Provided material
++++++++
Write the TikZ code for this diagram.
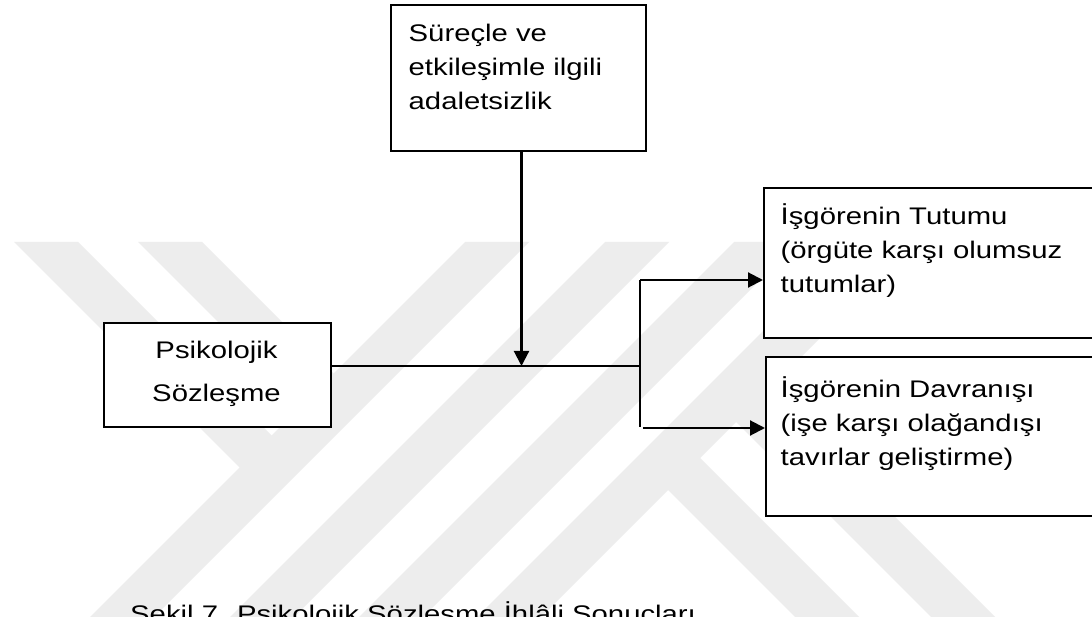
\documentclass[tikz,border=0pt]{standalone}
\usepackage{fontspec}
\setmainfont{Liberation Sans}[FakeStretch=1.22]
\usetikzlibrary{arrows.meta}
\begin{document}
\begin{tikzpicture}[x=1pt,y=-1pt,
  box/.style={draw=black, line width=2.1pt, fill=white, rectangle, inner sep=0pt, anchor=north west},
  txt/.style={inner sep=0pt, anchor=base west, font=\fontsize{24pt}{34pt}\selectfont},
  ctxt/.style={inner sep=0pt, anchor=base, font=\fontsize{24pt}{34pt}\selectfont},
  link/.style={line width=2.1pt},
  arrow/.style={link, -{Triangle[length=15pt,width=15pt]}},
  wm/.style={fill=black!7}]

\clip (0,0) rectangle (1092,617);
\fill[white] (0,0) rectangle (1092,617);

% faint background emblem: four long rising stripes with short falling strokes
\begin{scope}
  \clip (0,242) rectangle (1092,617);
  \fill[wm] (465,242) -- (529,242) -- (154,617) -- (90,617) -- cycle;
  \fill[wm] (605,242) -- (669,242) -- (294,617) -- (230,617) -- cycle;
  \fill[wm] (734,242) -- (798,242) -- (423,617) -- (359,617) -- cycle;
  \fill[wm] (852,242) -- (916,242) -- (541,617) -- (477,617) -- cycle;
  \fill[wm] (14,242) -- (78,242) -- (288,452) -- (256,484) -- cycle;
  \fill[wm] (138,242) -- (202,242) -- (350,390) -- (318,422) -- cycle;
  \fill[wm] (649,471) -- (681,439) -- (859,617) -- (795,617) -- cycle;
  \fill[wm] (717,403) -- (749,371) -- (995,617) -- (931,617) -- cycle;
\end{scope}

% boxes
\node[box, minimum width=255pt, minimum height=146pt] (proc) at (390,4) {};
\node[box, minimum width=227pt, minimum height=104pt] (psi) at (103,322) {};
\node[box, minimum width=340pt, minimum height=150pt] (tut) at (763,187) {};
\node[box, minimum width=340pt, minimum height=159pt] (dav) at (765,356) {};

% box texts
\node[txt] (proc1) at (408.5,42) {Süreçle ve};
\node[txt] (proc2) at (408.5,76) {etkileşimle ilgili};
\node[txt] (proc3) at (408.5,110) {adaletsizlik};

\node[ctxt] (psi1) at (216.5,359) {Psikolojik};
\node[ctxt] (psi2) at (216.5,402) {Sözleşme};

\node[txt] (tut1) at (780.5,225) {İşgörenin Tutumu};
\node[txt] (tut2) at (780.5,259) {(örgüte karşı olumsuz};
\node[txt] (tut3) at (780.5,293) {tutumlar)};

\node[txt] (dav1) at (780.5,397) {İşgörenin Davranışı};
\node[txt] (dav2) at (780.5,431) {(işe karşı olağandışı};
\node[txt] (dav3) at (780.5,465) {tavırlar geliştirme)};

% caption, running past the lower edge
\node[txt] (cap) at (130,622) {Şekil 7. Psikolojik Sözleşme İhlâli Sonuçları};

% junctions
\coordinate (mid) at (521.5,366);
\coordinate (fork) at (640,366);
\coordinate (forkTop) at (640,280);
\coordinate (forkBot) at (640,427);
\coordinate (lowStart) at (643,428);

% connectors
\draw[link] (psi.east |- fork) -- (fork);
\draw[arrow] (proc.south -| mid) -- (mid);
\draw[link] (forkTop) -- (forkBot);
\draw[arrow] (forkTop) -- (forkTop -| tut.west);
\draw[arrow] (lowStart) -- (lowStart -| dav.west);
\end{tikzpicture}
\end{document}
++++++++
What you have to do
Write out the material above again, word for word, minus its pictures.

The output
Write the TikZ code for this diagram.
\documentclass[tikz,border=0pt]{standalone}
\usepackage{fontspec}
\setmainfont{Liberation Sans}[FakeStretch=1.22]
\usetikzlibrary{arrows.meta}
\begin{document}
\begin{tikzpicture}[x=1pt,y=-1pt,
  box/.style={draw=black, line width=2.1pt, fill=white, rectangle, inner sep=0pt, anchor=north west},
  txt/.style={inner sep=0pt, anchor=base west, font=\fontsize{24pt}{34pt}\selectfont},
  ctxt/.style={inner sep=0pt, anchor=base, font=\fontsize{24pt}{34pt}\selectfont},
  link/.style={line width=2.1pt},
  arrow/.style={link, -{Triangle[length=15pt,width=15pt]}},
  wm/.style={fill=black!7}]

\clip (0,0) rectangle (1092,617);
\fill[white] (0,0) rectangle (1092,617);

% faint background emblem: four long rising stripes with short falling strokes
\begin{scope}
  \clip (0,242) rectangle (1092,617);
  \fill[wm] (465,242) -- (529,242) -- (154,617) -- (90,617) -- cycle;
  \fill[wm] (605,242) -- (669,242) -- (294,617) -- (230,617) -- cycle;
  \fill[wm] (734,242) -- (798,242) -- (423,617) -- (359,617) -- cycle;
  \fill[wm] (852,242) -- (916,242) -- (541,617) -- (477,617) -- cycle;
  \fill[wm] (14,242) -- (78,242) -- (288,452) -- (256,484) -- cycle;
  \fill[wm] (138,242) -- (202,242) -- (350,390) -- (318,422) -- cycle;
  \fill[wm] (649,471) -- (681,439) -- (859,617) -- (795,617) -- cycle;
  \fill[wm] (717,403) -- (749,371) -- (995,617) -- (931,617) -- cycle;
\end{scope}

% boxes
\node[box, minimum width=255pt, minimum height=146pt] (proc) at (390,4) {};
\node[box, minimum width=227pt, minimum height=104pt] (psi) at (103,322) {};
\node[box, minimum width=340pt, minimum height=150pt] (tut) at (763,187) {};
\node[box, minimum width=340pt, minimum height=159pt] (dav) at (765,356) {};

% box texts
\node[txt] (proc1) at (408.5,42) {Süreçle ve};
\node[txt] (proc2) at (408.5,76) {etkileşimle ilgili};
\node[txt] (proc3) at (408.5,110) {adaletsizlik};

\node[ctxt] (psi1) at (216.5,359) {Psikolojik};
\node[ctxt] (psi2) at (216.5,402) {Sözleşme};

\node[txt] (tut1) at (780.5,225) {İşgörenin Tutumu};
\node[txt] (tut2) at (780.5,259) {(örgüte karşı olumsuz};
\node[txt] (tut3) at (780.5,293) {tutumlar)};

\node[txt] (dav1) at (780.5,397) {İşgörenin Davranışı};
\node[txt] (dav2) at (780.5,431) {(işe karşı olağandışı};
\node[txt] (dav3) at (780.5,465) {tavırlar geliştirme)};

% caption, running past the lower edge
\node[txt] (cap) at (130,622) {Şekil 7. Psikolojik Sözleşme İhlâli Sonuçları};

% junctions
\coordinate (mid) at (521.5,366);
\coordinate (fork) at (640,366);
\coordinate (forkTop) at (640,280);
\coordinate (forkBot) at (640,427);
\coordinate (lowStart) at (643,428);

% connectors
\draw[link] (psi.east |- fork) -- (fork);
\draw[arrow] (proc.south -| mid) -- (mid);
\draw[link] (forkTop) -- (forkBot);
\draw[arrow] (forkTop) -- (forkTop -| tut.west);
\draw[arrow] (lowStart) -- (lowStart -| dav.west);
\end{tikzpicture}
\end{document}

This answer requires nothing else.